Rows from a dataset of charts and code
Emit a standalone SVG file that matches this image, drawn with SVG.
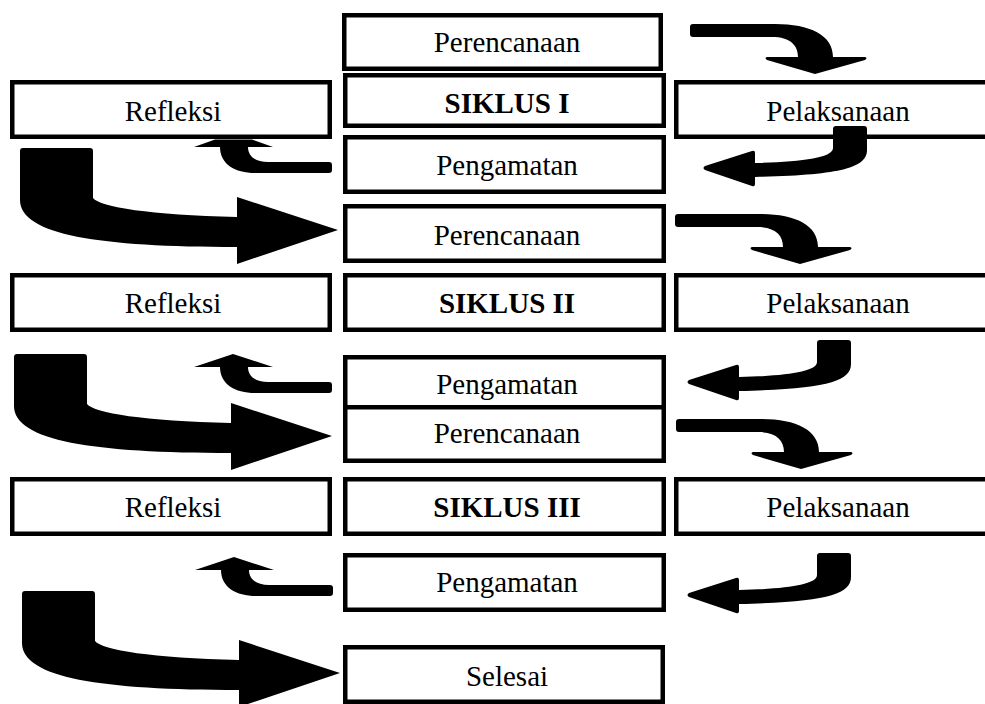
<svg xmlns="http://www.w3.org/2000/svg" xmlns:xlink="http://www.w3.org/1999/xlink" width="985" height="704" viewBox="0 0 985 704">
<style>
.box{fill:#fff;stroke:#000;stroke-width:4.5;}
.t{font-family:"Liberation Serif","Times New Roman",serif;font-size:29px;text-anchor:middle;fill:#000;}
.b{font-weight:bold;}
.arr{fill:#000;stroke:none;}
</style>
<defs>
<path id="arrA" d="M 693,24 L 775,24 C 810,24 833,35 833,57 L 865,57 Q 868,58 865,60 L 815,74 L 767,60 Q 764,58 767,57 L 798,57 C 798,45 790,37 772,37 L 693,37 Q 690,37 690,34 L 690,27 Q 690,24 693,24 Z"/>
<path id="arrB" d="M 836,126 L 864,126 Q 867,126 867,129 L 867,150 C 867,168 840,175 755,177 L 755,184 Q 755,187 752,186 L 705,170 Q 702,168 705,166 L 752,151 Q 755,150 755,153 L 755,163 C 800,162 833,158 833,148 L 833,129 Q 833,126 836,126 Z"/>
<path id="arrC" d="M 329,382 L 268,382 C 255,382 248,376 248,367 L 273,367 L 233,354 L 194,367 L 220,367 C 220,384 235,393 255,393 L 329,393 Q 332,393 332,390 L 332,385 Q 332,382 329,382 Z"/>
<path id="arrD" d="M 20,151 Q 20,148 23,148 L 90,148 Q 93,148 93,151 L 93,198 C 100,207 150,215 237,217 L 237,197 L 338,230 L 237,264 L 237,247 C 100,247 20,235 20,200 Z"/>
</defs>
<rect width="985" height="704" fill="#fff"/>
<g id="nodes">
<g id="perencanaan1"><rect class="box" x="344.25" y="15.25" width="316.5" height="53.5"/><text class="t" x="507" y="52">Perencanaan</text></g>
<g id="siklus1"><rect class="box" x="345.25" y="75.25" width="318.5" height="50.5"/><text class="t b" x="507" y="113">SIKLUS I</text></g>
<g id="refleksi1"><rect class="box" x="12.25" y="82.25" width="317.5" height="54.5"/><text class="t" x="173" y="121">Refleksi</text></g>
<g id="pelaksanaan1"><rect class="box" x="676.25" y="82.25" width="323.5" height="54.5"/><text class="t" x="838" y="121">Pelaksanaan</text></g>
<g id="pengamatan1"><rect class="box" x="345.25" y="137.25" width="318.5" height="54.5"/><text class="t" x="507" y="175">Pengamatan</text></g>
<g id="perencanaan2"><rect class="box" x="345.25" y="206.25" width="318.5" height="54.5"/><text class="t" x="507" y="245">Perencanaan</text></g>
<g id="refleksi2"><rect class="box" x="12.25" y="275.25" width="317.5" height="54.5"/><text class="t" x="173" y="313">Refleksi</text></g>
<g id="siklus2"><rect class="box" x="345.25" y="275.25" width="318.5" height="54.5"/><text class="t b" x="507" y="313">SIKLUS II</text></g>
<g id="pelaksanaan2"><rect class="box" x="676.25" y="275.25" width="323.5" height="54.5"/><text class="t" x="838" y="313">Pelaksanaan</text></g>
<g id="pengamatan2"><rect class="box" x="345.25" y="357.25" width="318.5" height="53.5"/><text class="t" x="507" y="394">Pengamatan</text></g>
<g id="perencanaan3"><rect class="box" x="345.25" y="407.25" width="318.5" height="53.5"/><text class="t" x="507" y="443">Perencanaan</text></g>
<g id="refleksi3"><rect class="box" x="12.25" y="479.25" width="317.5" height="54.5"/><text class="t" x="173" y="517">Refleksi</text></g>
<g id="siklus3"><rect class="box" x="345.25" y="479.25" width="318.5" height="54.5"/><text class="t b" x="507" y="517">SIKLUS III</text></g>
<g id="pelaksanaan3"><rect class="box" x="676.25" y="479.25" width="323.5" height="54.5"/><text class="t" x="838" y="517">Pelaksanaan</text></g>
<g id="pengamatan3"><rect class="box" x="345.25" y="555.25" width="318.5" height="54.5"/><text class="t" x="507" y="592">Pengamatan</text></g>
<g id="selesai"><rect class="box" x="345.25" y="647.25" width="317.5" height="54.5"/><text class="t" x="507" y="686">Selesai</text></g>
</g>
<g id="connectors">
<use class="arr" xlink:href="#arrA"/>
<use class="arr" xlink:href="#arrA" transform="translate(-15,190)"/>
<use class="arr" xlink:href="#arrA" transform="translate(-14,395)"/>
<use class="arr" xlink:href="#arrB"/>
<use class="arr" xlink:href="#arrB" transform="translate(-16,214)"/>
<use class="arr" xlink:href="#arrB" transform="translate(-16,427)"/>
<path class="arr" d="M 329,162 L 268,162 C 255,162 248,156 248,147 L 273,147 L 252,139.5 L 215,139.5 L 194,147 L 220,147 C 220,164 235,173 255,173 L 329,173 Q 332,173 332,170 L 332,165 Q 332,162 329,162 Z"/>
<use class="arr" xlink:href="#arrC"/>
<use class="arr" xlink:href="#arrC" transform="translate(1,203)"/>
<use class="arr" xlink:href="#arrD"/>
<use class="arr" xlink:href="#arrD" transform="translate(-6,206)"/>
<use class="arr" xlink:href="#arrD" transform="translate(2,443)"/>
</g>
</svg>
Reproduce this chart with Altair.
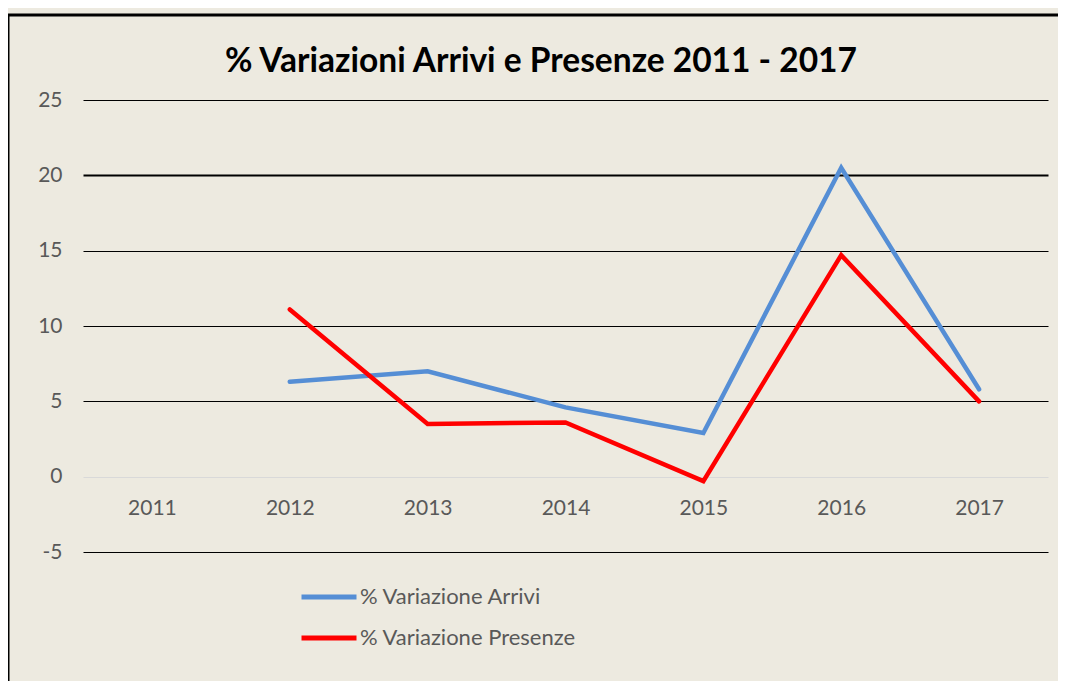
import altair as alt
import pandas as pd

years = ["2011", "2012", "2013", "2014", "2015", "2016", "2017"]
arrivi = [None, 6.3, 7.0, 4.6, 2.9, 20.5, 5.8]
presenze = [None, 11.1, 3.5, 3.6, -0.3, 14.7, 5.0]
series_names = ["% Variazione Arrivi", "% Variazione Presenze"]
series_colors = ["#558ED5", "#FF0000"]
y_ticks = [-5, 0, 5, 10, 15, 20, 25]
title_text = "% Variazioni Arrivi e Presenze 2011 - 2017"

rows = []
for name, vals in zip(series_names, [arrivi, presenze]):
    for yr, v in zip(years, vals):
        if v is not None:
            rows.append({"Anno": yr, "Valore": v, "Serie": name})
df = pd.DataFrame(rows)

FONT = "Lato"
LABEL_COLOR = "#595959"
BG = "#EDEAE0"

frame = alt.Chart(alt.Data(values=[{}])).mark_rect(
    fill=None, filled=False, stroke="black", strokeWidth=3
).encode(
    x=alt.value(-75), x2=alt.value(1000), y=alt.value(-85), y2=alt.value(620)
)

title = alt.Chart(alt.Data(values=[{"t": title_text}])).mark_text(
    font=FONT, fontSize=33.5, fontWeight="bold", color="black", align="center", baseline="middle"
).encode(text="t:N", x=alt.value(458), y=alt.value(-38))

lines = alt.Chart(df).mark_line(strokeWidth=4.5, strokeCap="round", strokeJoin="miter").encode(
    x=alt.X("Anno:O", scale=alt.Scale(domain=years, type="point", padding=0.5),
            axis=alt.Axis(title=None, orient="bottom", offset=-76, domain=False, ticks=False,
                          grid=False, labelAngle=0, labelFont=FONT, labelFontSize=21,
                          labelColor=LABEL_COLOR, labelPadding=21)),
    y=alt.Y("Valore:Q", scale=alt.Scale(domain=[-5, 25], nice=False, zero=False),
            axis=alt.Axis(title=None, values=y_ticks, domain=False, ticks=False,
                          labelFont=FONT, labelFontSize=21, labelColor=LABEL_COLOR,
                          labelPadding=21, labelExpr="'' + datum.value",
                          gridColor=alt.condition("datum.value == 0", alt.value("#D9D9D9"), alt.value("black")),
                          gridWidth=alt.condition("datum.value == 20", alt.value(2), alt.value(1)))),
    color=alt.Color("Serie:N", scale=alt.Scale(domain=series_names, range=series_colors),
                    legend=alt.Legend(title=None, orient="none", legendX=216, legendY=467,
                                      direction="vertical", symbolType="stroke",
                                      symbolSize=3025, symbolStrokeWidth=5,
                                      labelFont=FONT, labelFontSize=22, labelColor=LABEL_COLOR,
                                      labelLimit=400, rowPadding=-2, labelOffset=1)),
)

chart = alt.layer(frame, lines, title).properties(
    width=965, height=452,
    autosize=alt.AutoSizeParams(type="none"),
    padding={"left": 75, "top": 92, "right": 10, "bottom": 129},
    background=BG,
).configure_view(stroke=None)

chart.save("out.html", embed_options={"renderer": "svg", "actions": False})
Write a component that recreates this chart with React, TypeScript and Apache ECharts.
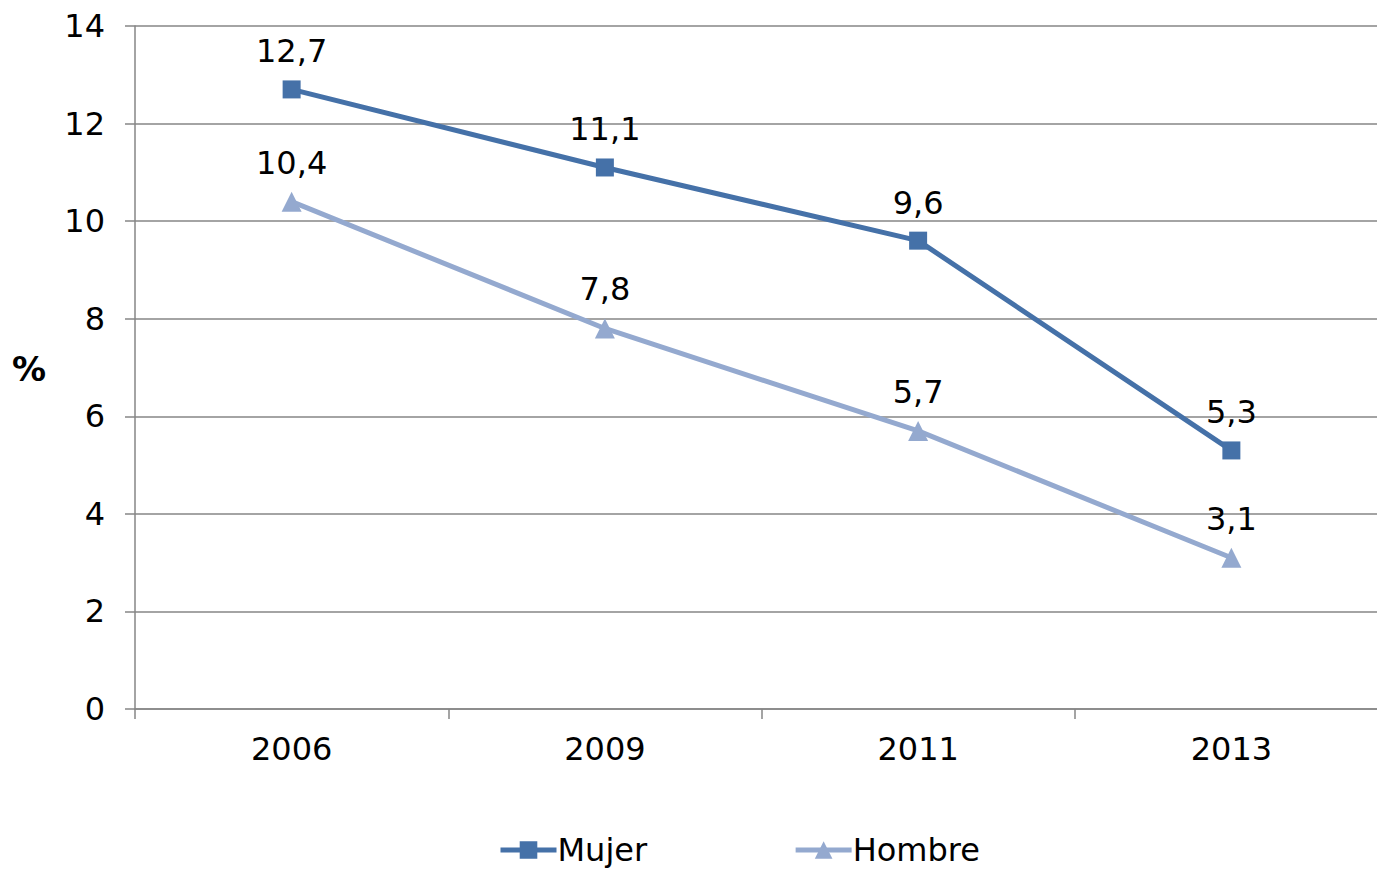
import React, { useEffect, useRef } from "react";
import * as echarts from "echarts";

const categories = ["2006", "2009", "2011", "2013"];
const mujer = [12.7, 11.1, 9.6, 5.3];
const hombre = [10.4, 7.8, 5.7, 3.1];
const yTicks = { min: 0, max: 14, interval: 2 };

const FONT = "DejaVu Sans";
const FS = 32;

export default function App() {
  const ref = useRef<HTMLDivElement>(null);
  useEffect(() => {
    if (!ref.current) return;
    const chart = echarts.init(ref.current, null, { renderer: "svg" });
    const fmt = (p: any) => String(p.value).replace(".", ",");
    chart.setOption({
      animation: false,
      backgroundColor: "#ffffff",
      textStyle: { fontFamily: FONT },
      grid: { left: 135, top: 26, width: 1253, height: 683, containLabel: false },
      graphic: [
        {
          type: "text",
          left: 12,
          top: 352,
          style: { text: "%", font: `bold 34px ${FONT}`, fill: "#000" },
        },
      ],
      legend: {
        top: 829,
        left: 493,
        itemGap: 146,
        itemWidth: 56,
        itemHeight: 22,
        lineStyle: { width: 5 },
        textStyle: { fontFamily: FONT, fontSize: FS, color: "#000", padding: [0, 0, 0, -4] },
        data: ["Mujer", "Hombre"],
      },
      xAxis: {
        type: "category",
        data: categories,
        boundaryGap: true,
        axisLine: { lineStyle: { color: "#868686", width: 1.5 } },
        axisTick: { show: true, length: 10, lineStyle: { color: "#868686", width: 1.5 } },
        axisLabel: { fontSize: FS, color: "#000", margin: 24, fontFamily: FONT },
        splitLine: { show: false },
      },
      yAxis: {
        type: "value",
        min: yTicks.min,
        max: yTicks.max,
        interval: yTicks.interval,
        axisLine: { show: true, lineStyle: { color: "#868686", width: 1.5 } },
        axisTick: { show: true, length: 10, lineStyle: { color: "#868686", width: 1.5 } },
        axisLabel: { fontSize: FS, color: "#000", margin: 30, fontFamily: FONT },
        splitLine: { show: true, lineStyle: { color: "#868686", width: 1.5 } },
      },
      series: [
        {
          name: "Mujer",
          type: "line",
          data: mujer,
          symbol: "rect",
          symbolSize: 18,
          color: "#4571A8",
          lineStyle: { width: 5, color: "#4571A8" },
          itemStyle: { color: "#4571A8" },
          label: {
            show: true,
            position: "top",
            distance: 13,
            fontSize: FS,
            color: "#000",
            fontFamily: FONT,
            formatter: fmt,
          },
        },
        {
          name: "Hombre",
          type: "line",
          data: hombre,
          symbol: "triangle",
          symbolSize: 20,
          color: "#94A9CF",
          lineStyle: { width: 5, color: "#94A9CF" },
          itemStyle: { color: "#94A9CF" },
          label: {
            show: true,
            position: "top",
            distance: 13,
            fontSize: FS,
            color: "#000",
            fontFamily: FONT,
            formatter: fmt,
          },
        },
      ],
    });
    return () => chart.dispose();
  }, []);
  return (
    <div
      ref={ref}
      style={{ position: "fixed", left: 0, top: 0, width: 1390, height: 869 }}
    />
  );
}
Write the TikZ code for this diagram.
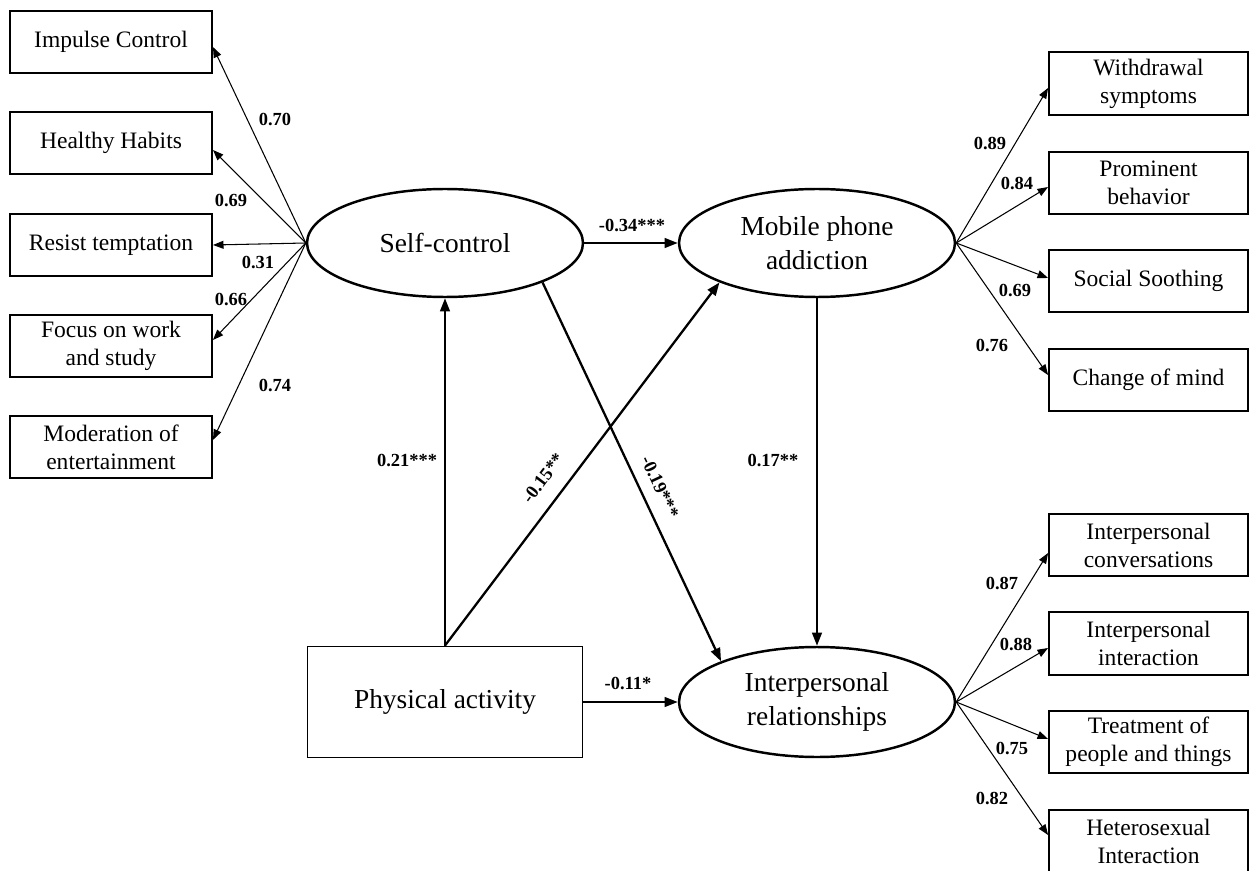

Exercise: Write out the lines beginning with the one that contains "Reproduce this chart with Altair." and ending with the one that contains "import pandas as pd", exactly as given. Leave pictures out.

Response for this exercise:
Reproduce this chart with Altair.
import altair as alt
import pandas as pd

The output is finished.